State registration does not provide the broad protection of filing with USPTO but does offer legal protections with respect to the use of a trademark in that state. The filing requirements differ from state to state, but generally speaking, state-level protections are available as long as the mark is actually being used in that state. Registering in a given state may also create a prima facie argument for trademark protection for use in connection with marijuana in a given region. Registering also establishes the date of first use in connection with legal marijuana if and when the USPTO begins to register federal trademarks for that use.
A Recent Tale of a Trademark Application Rejection
Businesses are well advised to act strategically when seeking trademark registration, regardless of whether the company is plant-touching or ancillary.
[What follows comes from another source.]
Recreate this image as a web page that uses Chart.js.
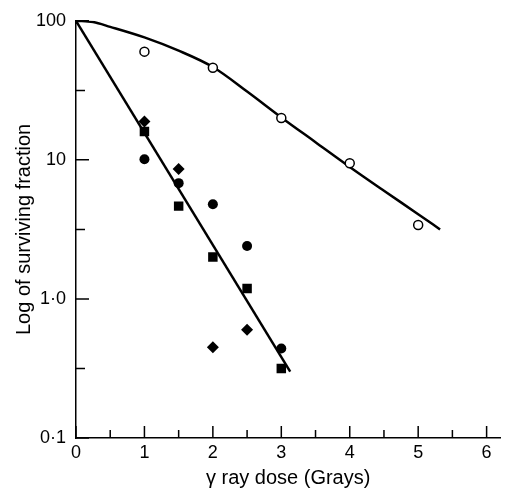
<!DOCTYPE html>
<html>
<head>
<meta charset="utf-8">
<script src="https://cdn.jsdelivr.net/npm/chart.js@4"></script>
<style>
  body { margin: 0; background: #fff; }
</style>
</head>
<body>
<canvas id="myChart" width="507" height="490"></canvas>
<script>
// data
const doses = [1, 2, 3, 4, 5];
const openCircles = [60, 46, 20, 9.45, 3.4];

const filledDoses = [1, 1.5, 2, 2.5, 3];
const filledCircles = [10.1, 6.8, 4.8, 2.4, 0.44];
const squares = [16, 4.65, 2.0, 1.19, 0.316];

const diamondDoses = [1, 1.5, 2, 2.5];
const diamonds = [18.9, 8.6, 0.45, 0.6];

// fitted lines
const curveDoses = [0, 0.25, 0.5, 1, 1.5, 2, 2.5, 3, 3.5, 4, 4.5, 5, 5.32];
const curveValues = [100, 98, 90.5, 76, 61, 46.5, 31, 20.2, 13.4, 8.9, 6.0, 4.07, 3.16];
const lineDoses = [0, 3.13];
const lineValues = [100, 0.3];

// ticks
const xTickValues = [0, 1, 2, 3, 4, 5, 6];
const xMinorTicks = [0.5, 1.5, 2.5, 3.5, 4.5, 5.5];
const yTickValues = [0.1, 1, 10, 100];
const yTickLabels = ['0·1', '1·0', '10', '100'];
const yMinorTicks = [0.316, 3.16, 31.6];

function pts(xs, ys) {
    return xs.map((x, i) => ({ x: x, y: ys[i] }));
}

// tick marks pointing into the plot
const inwardTicks = {
    id: 'inwardTicks',
    beforeDatasetsDraw(chart) {
        const c = chart.ctx;
        const xs = chart.scales.x;
        const ys = chart.scales.y;
        const bottom = chart.chartArea.bottom;
        const left = chart.chartArea.left;
        c.save();
        c.strokeStyle = '#000';
        c.lineWidth = 1.5;
        c.beginPath();
        xTickValues.forEach(v => {
            const px = xs.getPixelForValue(v);
            c.moveTo(px, bottom); c.lineTo(px, bottom - 12);
        });
        xMinorTicks.forEach(v => {
            const px = xs.getPixelForValue(v);
            c.moveTo(px, bottom); c.lineTo(px, bottom - 8);
        });
        yTickValues.forEach(v => {
            const py = ys.getPixelForValue(v);
            c.moveTo(left, py); c.lineTo(left + 13, py);
        });
        yMinorTicks.forEach(v => {
            const py = ys.getPixelForValue(v);
            c.moveTo(left, py); c.lineTo(left + 9, py);
        });
        c.stroke();
        c.restore();
    }
};

const ctx = document.getElementById('myChart').getContext('2d');

const myChart = new Chart(ctx, {
    type: 'scatter',
    data: {
        datasets: [
            {
                data: pts(doses, openCircles),
                pointStyle: 'circle',
                pointRadius: 4.5,
                pointBorderWidth: 1.5,
                pointBackgroundColor: '#fff',
                pointBorderColor: '#000',
                order: 0
            },
            {
                data: pts(filledDoses, filledCircles),
                pointStyle: 'circle',
                pointRadius: 5,
                pointBorderWidth: 0,
                pointBackgroundColor: '#000',
                order: 0
            },
            {
                data: pts(filledDoses, squares),
                pointStyle: 'rect',
                pointRadius: 6.7,
                pointBorderWidth: 0,
                pointBackgroundColor: '#000',
                order: 0
            },
            {
                data: pts(diamondDoses, diamonds),
                pointStyle: 'rectRot',
                pointRadius: 6,
                pointBorderWidth: 0,
                pointBackgroundColor: '#000',
                order: 0
            },
            {
                data: pts(curveDoses, curveValues),
                showLine: true,
                pointRadius: 0,
                borderColor: '#000',
                borderWidth: 2.5,
                cubicInterpolationMode: 'monotone',
                order: 1
            },
            {
                data: pts(lineDoses, lineValues),
                showLine: true,
                pointRadius: 0,
                borderColor: '#000',
                borderWidth: 2.5,
                tension: 0,
                order: 1
            }
        ]
    },
    options: {
        responsive: false,
        animation: false,
        layout: { padding: { top: 20, right: 0, left: 0, bottom: 0 } },
        plugins: {
            legend: { display: false },
            tooltip: { enabled: false }
        },
        scales: {
            x: {
                type: 'linear',
                min: 0,
                max: 6.2,
                afterBuildTicks: s => { s.ticks = xTickValues.map(v => ({ value: v })); },
                afterFit: s => { s.height = 52; },
                grid: { display: true, drawOnChartArea: false, drawTicks: false },
                border: { color: '#000', width: 1.5 },
                ticks: {
                    color: '#000',
                    padding: 4,
                    maxRotation: 0,
                    font: { family: 'Liberation Sans', size: 18 },
                    callback: v => String(v)
                },
                title: {
                    display: true,
                    text: 'γ ray dose (Grays)',
                    color: '#000',
                    font: { family: 'Liberation Sans', size: 20 },
                    padding: { top: 0, bottom: 0 }
                }
            },
            y: {
                type: 'logarithmic',
                min: 0.1,
                max: 100,
                afterBuildTicks: s => { s.ticks = yTickValues.map(v => ({ value: v })); },
                afterFit: s => { s.width = 76; },
                grid: { display: true, drawOnChartArea: false, drawTicks: false },
                border: { color: '#000', width: 1.5 },
                ticks: {
                    color: '#000',
                    padding: 10,
                    font: { family: 'Liberation Sans', size: 18 },
                    callback: (v, i) => yTickLabels[i]
                },
                title: {
                    display: true,
                    text: 'Log of surviving fraction',
                    color: '#000',
                    font: { family: 'Liberation Sans', size: 20 },
                    padding: { top: 12, bottom: 0 }
                }
            }
        }
    },
    plugins: [inwardTicks]
});
</script>
</body>
</html>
In a recent case, the Trademark Trial and Appeal Board (TTAB) denied registration for an “oil dispenser” after concluding the item was illegal drug paraphernalia. The TTAB looked beyond the company’s trademark application and expressly relied on “extrinsic evidence […] show[ing] a [CSA] violation.” The evidence the board reviewed, among other things, included the company’s website, marketing materials, and even product listings on third-party websites and an article published on High Times (titled “The Official Dab Dictionary”), which all promoted the use of the product in connection with dabbing. The company’s arguments that the product was “not unlawful as identified in the application” and that, even if it was for use in dabbing, it was not a violation of Colorado state law were rejected. The TTAB made clear the CSA’s exception for products that are legal under state law was inapplicable to federal trademarks.[1]
The Takeaway
Cannabis brands currently operating in the space need not wait for federal rescheduling of marijuana to take advantage of federal and state trademark protections for cannabis trademarks. If and when the USPTO changes its position on marijuana, there will likely be a race to obtain federal protection, and obtaining state-level protection may lay the groundwork for protection at the federal level.
[1] In Re Nat’l Concessions Grp., Inc., No. 87168058, 2023 WL 3244416, at 2 (May 3, 2023).